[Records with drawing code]
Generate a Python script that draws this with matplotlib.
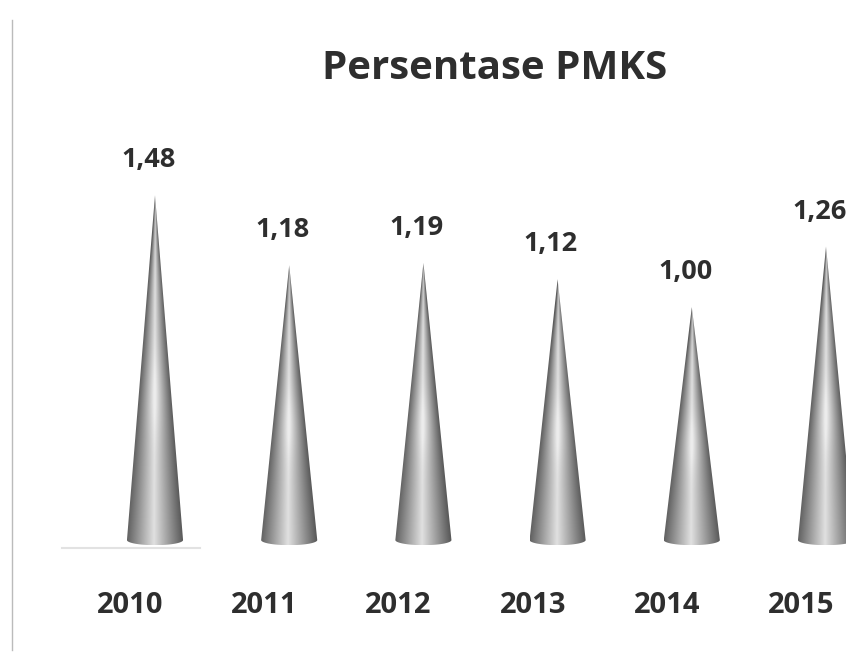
import numpy as np
import matplotlib
matplotlib.use("Agg")
import matplotlib.pyplot as plt
from matplotlib.patches import Polygon
from matplotlib.lines import Line2D

years = ["2010", "2011", "2012", "2013", "2014", "2015"]
values = [1.48, 1.18, 1.19, 1.12, 1.00, 1.26]
value_labels = ["1,48", "1,18", "1,19", "1,12", "1,00", "1,26"]
title = "Persentase PMKS"

plt.rcParams['font.family'] = ['Open Sans', 'DejaVu Sans']
fig = plt.figure(figsize=(8.46, 6.54), dpi=100)
ax = fig.add_axes([0, 0, 1, 1])
ax.set_xlim(-1.155, 5.149)
ax.set_ylim(-0.489, 2.318)
ax.axis('off')

half_w = 0.209
ell = 0.022
text_col = "#2e2e2e"

for i, v in enumerate(values):
    xc = i
    t = np.linspace(np.pi, 2 * np.pi, 40)
    arc_x = xc + half_w * np.cos(t)
    arc_y = ell * np.sin(t)
    pts = [(xc, v)] + list(zip(arc_x, arc_y))
    poly = Polygon(pts, closed=True, facecolor='none', edgecolor='none')
    ax.add_patch(poly)
    nx, ny = 120, 300
    xs = np.linspace(xc - half_w, xc + half_w, nx)
    ys = np.linspace(-ell, v, ny)
    X, Y = np.meshgrid(xs, ys)
    frac = np.clip(1 - Y / v, 0.02, 1)
    u = (X - xc) / (half_w * frac)
    u = np.clip(u, -1, 1)
    g = 0.36 + 0.52 * (1 - np.abs(u + 0.05)) ** 1.0
    h = Y / v
    g = g + 0.08 * np.exp(-((h - 0.42) / 0.12) ** 2) * (1 - np.abs(u))
    g = g - 0.05 * np.exp(-((h - 0.9) / 0.1) ** 2)
    g = np.clip(g, 0, 0.93)
    rgb = np.dstack([g, g, g])
    im = ax.imshow(rgb, extent=(xc - half_w, xc + half_w, -ell, v),
                   origin='lower', aspect='auto', interpolation='bilinear', zorder=2)
    im.set_clip_path(poly)
    ax.text(xc - 0.05, v + 0.15, value_labels[i], ha='center', va='center',
            fontsize=19.5, fontweight='bold', color=text_col)
    ax.text(xc - 0.185, -0.28, years[i], ha='center', va='center',
            fontsize=21, fontweight='bold', color=text_col)

fig.text(0.585, 0.895, title, ha='center', va='center', fontsize=29,
         fontweight='bold', color=text_col)

fig.add_artist(Line2D([12/846, 12/846], [1 - 20/654, 1 - 650/654],
                      transform=fig.transFigure, color='#bbbbbb', lw=1))
fig.add_artist(Line2D([62/846, 200/846], [1 - 548/654, 1 - 548/654],
                      transform=fig.transFigure, color='#e2e2e2', lw=1.5))

fig.savefig("out.png", dpi=100, facecolor='white')
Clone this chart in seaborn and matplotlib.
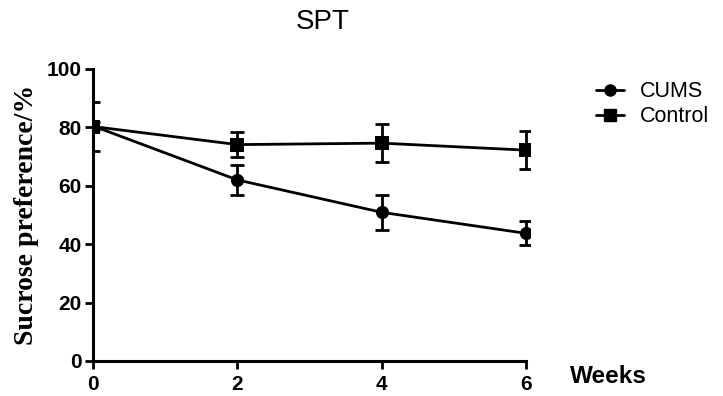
import pandas as pd
import seaborn as sns
import matplotlib.pyplot as plt

weeks = [0, 2, 4, 6]
cums_mean = [80.5, 62.0, 50.9, 43.7]
cums_err = [1.5, 5.2, 6.0, 4.1]
control_mean = [80.3, 74.1, 74.6, 72.2]
control_err = [8.4, 4.2, 6.6, 6.5]

df = pd.DataFrame({
    'week': weeks * 2,
    'value': cums_mean + control_mean,
    'group': ['CUMS'] * 4 + ['Control'] * 4,
})

sns.set_style('white')
plt.rcParams['font.family'] = ['Liberation Sans', 'DejaVu Sans']
plt.rcParams['text.color'] = 'black'
plt.rcParams['axes.labelcolor'] = 'black'
plt.rcParams['axes.edgecolor'] = 'black'
plt.rcParams['xtick.color'] = 'black'
plt.rcParams['ytick.color'] = 'black'

fig = plt.figure(figsize=(7.23, 3.96), dpi=100)
ax = fig.add_axes([0.1286, 0.0884, 0.6044, 0.7374])

sns.lineplot(data=df, x='week', y='value', hue='group', style='group',
             markers={'CUMS': 'o', 'Control': 's'}, dashes=False,
             palette={'CUMS': 'black', 'Control': 'black'},
             markersize=9.5, linewidth=2, markeredgewidth=0, ax=ax, legend=False)

# Error bars (SEM)
ax.errorbar(weeks, cums_mean, yerr=cums_err, fmt='none', ecolor='black',
            elinewidth=2, capsize=5, capthick=2)
ax.errorbar(weeks, control_mean, yerr=control_err, fmt='none', ecolor='black',
            elinewidth=2, capsize=5, capthick=2)

ax.set_xlim(0, 6.05)
ax.set_ylim(0, 100)
ax.set_xticks([0, 2, 4, 6])
ax.set_yticks([0, 20, 40, 60, 80, 100])
for lab in ax.get_xticklabels() + ax.get_yticklabels():
    lab.set_fontweight('bold')
    lab.set_fontsize(15)
ax.tick_params(axis='both', direction='out', length=6, width=2,
               bottom=True, left=True)
ax.tick_params(axis='x', pad=4)
ax.tick_params(axis='y', pad=2)

sns.despine(ax=ax)
ax.spines['left'].set_linewidth(2.2)
ax.spines['bottom'].set_linewidth(2.2)
ax.spines['left'].set_bounds(0, 100)
ax.spines['bottom'].set_bounds(0, 6)
ax.set_xlabel('')
ax.set_ylabel('Sucrose preference/%', family=['Liberation Serif'],
              fontweight='bold', fontsize=20, labelpad=6)

fig.text(0.4465, 0.945, 'SPT', ha='center', va='center', fontsize=20)
fig.text(0.788, 0.05, 'Weeks', ha='left', va='center', fontsize=17.5,
         fontweight='bold')

handles = [
    plt.Line2D([], [], color='black', marker='o', markersize=8, lw=2),
    plt.Line2D([], [], color='black', marker='s', markersize=8, lw=2),
]
fig.legend(handles, ['CUMS', 'Control'], loc='upper left',
           bbox_to_anchor=(0.824, 0.795), frameon=False, fontsize=15.5,
           handlelength=1.3, handletextpad=0.75, labelspacing=0.2,
           borderaxespad=0, borderpad=0)

fig.savefig('out.png', dpi=100)
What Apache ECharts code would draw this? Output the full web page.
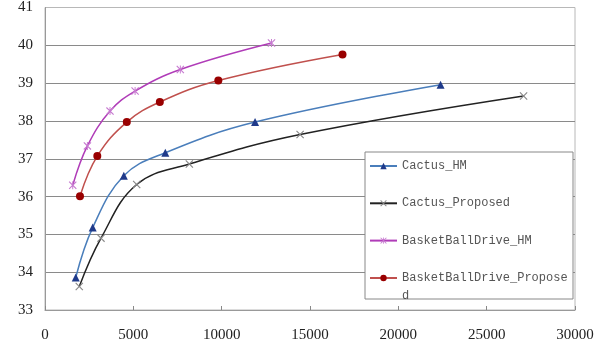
<!DOCTYPE html>
<html>
<head>
<meta charset="utf-8">
<script src="https://cdn.jsdelivr.net/npm/echarts@6/dist/echarts.min.js"></script>
<style>
  html, body { margin: 0; padding: 0; background: #fff; }
  #chart { width: 599px; height: 343px; }
</style>
</head>
<body>
<div id="chart"></div>
<script>
// 数据：码率 (x) 与 PSNR (y)
const cactusHmX = [1740, 2700, 4460, 6810, 11890, 22390];
const cactusHmY = [33.86, 35.18, 36.55, 37.16, 37.97, 38.96];
const cactusPropX = [1940, 3170, 5190, 8170, 14440, 27090];
const cactusPropY = [33.62, 34.9, 36.32, 36.86, 37.64, 38.66];
const bbHmX = [1570, 2400, 3680, 5100, 7660, 12820];
const bbHmY = [36.3, 37.34, 38.26, 38.79, 39.36, 40.06];
const bbPropX = [1980, 2960, 4630, 6500, 9810, 16840];
const bbPropY = [36.01, 37.07, 37.97, 38.5, 39.07, 39.76];
const seriesNames = ['Cactus_HM', 'Cactus_Proposed', 'BasketBallDrive_HM', 'BasketBallDrive_Proposed'];

const zip = (xs, ys) => xs.map((x, i) => [x, ys[i]]);

// 叉号和星号用填充路径画
const crossPath = 'path://M0,1L1,0L5,4L9,0L10,1L6,5L10,9L9,10L5,6L1,10L0,9L4,5Z';
const starPath = 'path://M0,1L1,0L5,4L9,0L10,1L6,5L10,9L9,10L5,6L1,10L0,9L4,5ZM4.4,0L5.6,0L5.6,10L4.4,10Z';

const chart = echarts.init(document.getElementById('chart'), null, { renderer: 'canvas' });

const legendText = { color: '#555', fontFamily: 'Liberation Mono', fontSize: 12 };

const option = {
  backgroundColor: '#ffffff',
  animation: false,
  grid: {
    left: 45, right: 24, top: 7, bottom: 33,
    show: true, borderColor: '#b8b8b8', borderWidth: 1, backgroundColor: '#fff'
  },
  xAxis: {
    type: 'value', min: 0, max: 30000, interval: 5000,
    axisLine: { show: true, lineStyle: { color: '#999' } },
    axisTick: { show: true, inside: true, length: 4, lineStyle: { color: '#888' } },
    splitLine: { show: false },
    axisLabel: {
      color: '#222', fontFamily: 'Liberation Serif', fontSize: 15, margin: 18,
      formatter: v => String(v)
    }
  },
  yAxis: {
    type: 'value', min: 33, max: 41, interval: 1,
    axisLine: { show: true, lineStyle: { color: '#999' } },
    axisTick: { show: false },
    splitLine: { show: true, showMaxLine: false, lineStyle: { color: '#8a8a8a', width: 1 } },
    axisLabel: { color: '#222', fontFamily: 'Liberation Serif', fontSize: 15, margin: 12 }
  },
  // 图例外框单独画，让最后一项的 "d" 像原图一样压在边框上
  graphic: [{
    type: 'rect', z: 3,
    shape: { x: 365, y: 152, width: 208, height: 147 },
    style: { fill: '#fff', stroke: '#888', lineWidth: 1 }
  }],
  legend: [
    {
      orient: 'vertical',
      left: 369, top: 159,
      padding: 0,
      itemGap: 23.3,
      itemWidth: 27, itemHeight: 8,
      textStyle: Object.assign({ lineHeight: 14 }, legendText),
      data: seriesNames.slice(0, 3)
    },
    {
      // 最后一项文字折行；前面加一空行，使第一行与图标对齐
      orient: 'vertical',
      left: 369, top: 251,
      padding: 0,
      itemWidth: 27, itemHeight: 8,
      textStyle: Object.assign({ lineHeight: 18 }, legendText),
      data: [seriesNames[3]],
      formatter: name => '\n' + name.slice(0, -1) + '\n' + name.slice(-1)
    }
  ],
  series: [
    {
      name: seriesNames[0], type: 'line', smooth: 0.4,
      data: zip(cactusHmX, cactusHmY),
      symbol: 'triangle', symbolSize: 8,
      lineStyle: { color: '#4a7ebb', width: 1.5 },
      itemStyle: { color: '#1f3a8a' }
    },
    {
      name: seriesNames[1], type: 'line', smooth: 0.4,
      data: zip(cactusPropX, cactusPropY),
      symbol: crossPath, symbolSize: 8,
      lineStyle: { color: '#222', width: 1.5 },
      itemStyle: { color: '#888' }
    },
    {
      name: seriesNames[2], type: 'line', smooth: 0.4,
      data: zip(bbHmX, bbHmY),
      symbol: starPath, symbolSize: 8,
      lineStyle: { color: '#b03cb8', width: 1.5 },
      itemStyle: { color: '#c77ad0' }
    },
    {
      name: seriesNames[3], type: 'line', smooth: 0.4,
      data: zip(bbPropX, bbPropY),
      symbol: 'circle', symbolSize: 8,
      lineStyle: { color: '#c0504d', width: 1.5 },
      itemStyle: { color: '#990000' }
    }
  ]
};

chart.setOption(option);
</script>
</body>
</html>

» Task instructions: Repeat exactly, and only, the entries from the line with "Clone this chart in seaborn and matplotlib." through the line with "markeredgewidth=0, ax=ax, legend=False)". Pictures are skipped.

» Task solution:
Clone this chart in seaborn and matplotlib.
import pandas as pd
import seaborn as sns
import matplotlib.pyplot as plt

weeks = [0, 2, 4, 6]
cums_mean = [80.5, 62.0, 50.9, 43.7]
cums_err = [1.5, 5.2, 6.0, 4.1]
control_mean = [80.3, 74.1, 74.6, 72.2]
control_err = [8.4, 4.2, 6.6, 6.5]

df = pd.DataFrame({
    'week': weeks * 2,
    'value': cums_mean + control_mean,
    'group': ['CUMS'] * 4 + ['Control'] * 4,
})

sns.set_style('white')
plt.rcParams['font.family'] = ['Liberation Sans', 'DejaVu Sans']
plt.rcParams['text.color'] = 'black'
plt.rcParams['axes.labelcolor'] = 'black'
plt.rcParams['axes.edgecolor'] = 'black'
plt.rcParams['xtick.color'] = 'black'
plt.rcParams['ytick.color'] = 'black'

fig = plt.figure(figsize=(7.23, 3.96), dpi=100)
ax = fig.add_axes([0.1286, 0.0884, 0.6044, 0.7374])

sns.lineplot(data=df, x='week', y='value', hue='group', style='group',
             markers={'CUMS': 'o', 'Control': 's'}, dashes=False,
             palette={'CUMS': 'black', 'Control': 'black'},
             markersize=9.5, linewidth=2, markeredgewidth=0, ax=ax, legend=False)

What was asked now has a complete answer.